One of the things that tickles me to no end are the “healthy living” and “life hack” websites telling you that if you mix vinegar and baking soda, you get some magical mixture capable of cleaning even the worse gremlins out of your house. Kind of makes sense, right? Vinegar is a great cleaning agent. Baking soda is a great cleaning agent. Mix them together, delight at the bubbly action, and suddenly you have a SUPER cleaning solution! Totally makes sense! Right? RIGHT?!?
Nope. When you mix vinegar and baking soda, you create three things: carbon dioxide (CO2) bubbles, water, and a chemical called “sodium acetate”. I’ll give you the bubbles have a mechanical cleaning action, but no more than a much cheaper bottle of club soda. Water is a moderate cleaning agent, but that is near free from the tap. So, what’s left? The magical and mystical sodium acetate.
So what about this “sodium acetate”? It’s the salt-and-vinegar flavoring they put on your favorite chips. No joke. When you “clean” with vinegar and baking soda, you are flavoring your home the savory salt-and-vinegar flavor. Again, no joke. I find it funny as hell, but no joke. About the only thing it does is make your home tastier for Godzilla or our Overlord Cthulhu.

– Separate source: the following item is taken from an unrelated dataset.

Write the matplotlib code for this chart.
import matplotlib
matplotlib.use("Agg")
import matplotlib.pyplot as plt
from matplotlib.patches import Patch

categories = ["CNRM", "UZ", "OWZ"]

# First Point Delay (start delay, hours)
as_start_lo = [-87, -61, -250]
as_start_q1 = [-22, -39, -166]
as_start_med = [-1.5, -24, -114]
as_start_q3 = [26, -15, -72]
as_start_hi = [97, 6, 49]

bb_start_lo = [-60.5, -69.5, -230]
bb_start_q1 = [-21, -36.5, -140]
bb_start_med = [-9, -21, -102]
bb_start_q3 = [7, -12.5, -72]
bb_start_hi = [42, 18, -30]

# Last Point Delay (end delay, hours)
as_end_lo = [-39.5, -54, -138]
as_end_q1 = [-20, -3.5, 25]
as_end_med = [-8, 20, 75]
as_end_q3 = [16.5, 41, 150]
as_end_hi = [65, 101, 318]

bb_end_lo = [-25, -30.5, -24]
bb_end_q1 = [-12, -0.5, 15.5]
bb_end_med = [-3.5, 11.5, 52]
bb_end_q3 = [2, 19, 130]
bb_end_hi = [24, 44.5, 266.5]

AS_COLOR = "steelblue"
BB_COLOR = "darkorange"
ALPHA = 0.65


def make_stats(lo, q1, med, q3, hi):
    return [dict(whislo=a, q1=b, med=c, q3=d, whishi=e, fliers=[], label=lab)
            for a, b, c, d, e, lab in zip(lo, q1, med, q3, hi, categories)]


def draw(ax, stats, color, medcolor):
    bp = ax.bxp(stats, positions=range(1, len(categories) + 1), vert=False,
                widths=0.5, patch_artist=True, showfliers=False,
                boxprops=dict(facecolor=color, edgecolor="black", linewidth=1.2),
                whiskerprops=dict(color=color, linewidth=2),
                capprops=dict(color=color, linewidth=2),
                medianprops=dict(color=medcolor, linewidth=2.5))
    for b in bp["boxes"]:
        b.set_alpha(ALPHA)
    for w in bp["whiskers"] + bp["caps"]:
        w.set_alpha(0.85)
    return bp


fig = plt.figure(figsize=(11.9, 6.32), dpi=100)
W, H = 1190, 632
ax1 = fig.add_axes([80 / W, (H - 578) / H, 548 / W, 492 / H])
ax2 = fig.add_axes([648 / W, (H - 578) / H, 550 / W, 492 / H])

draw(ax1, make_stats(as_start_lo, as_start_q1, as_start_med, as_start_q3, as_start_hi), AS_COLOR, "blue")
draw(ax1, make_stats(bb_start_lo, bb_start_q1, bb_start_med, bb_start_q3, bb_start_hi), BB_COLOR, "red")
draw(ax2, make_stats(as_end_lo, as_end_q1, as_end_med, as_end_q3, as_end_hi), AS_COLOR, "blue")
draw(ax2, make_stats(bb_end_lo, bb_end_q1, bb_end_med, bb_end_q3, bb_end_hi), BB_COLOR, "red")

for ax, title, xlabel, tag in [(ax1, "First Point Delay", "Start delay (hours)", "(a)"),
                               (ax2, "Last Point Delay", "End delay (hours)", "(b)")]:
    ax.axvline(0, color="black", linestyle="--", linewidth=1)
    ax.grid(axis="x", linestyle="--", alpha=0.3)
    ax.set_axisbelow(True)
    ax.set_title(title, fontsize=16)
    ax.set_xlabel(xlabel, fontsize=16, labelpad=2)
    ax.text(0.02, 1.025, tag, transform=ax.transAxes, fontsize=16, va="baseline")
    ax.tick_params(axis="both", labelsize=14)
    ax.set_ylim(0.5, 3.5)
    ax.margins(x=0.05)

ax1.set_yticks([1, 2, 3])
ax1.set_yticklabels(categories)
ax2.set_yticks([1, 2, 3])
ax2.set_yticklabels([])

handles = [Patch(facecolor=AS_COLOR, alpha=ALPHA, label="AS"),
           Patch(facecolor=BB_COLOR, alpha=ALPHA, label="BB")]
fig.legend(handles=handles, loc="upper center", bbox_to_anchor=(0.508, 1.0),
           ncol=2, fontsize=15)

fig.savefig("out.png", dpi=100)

Why doesn’t sodium acetate do hardly anything? The reason vinegar works is that it is acidic – it has a pH less than 7 and reacts with near anything with a higher pH. This allows it to react with substances with a high pH (like hard water spots) and that low pH kills many types of bacteria that cause pet and body odors. Likewise, baking soda has a high pH (greater than 7). This makes it react with many things with a lower pH. The result of this is that it is excellent at removing acidic body, pet, and trash smells, removing certain types of grease, and whitening your teeth/clothes. Unfortunately, when you mix the two together, they neutralize each others’ high/low pH and remove the cleaning power of both.

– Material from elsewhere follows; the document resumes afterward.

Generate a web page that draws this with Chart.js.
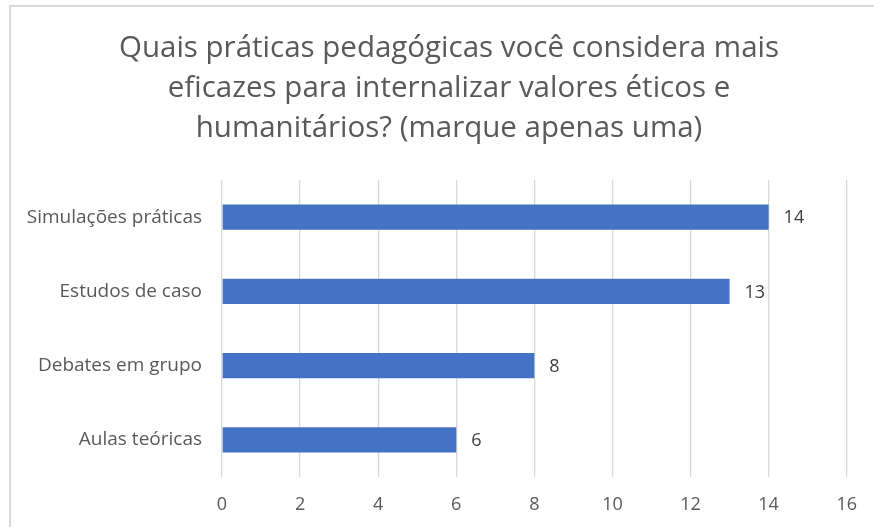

If you DO want to clean your home/clothes/dishes/oven/floor/dog/sculpture of Martha Stewart without detergents, try *just* vinegar, *just* baking soda, club soda, rubbing alcohol, hydrogen peroxide, ect. I’d highly recommend not mixing anything together as 1) A couple of these do make a dangerous acid when combined (called peracetic acid), and 2) You may just end up ruining whatever cleaning or disinfecting power a particular substance has by diluting or reacting it with a second substance.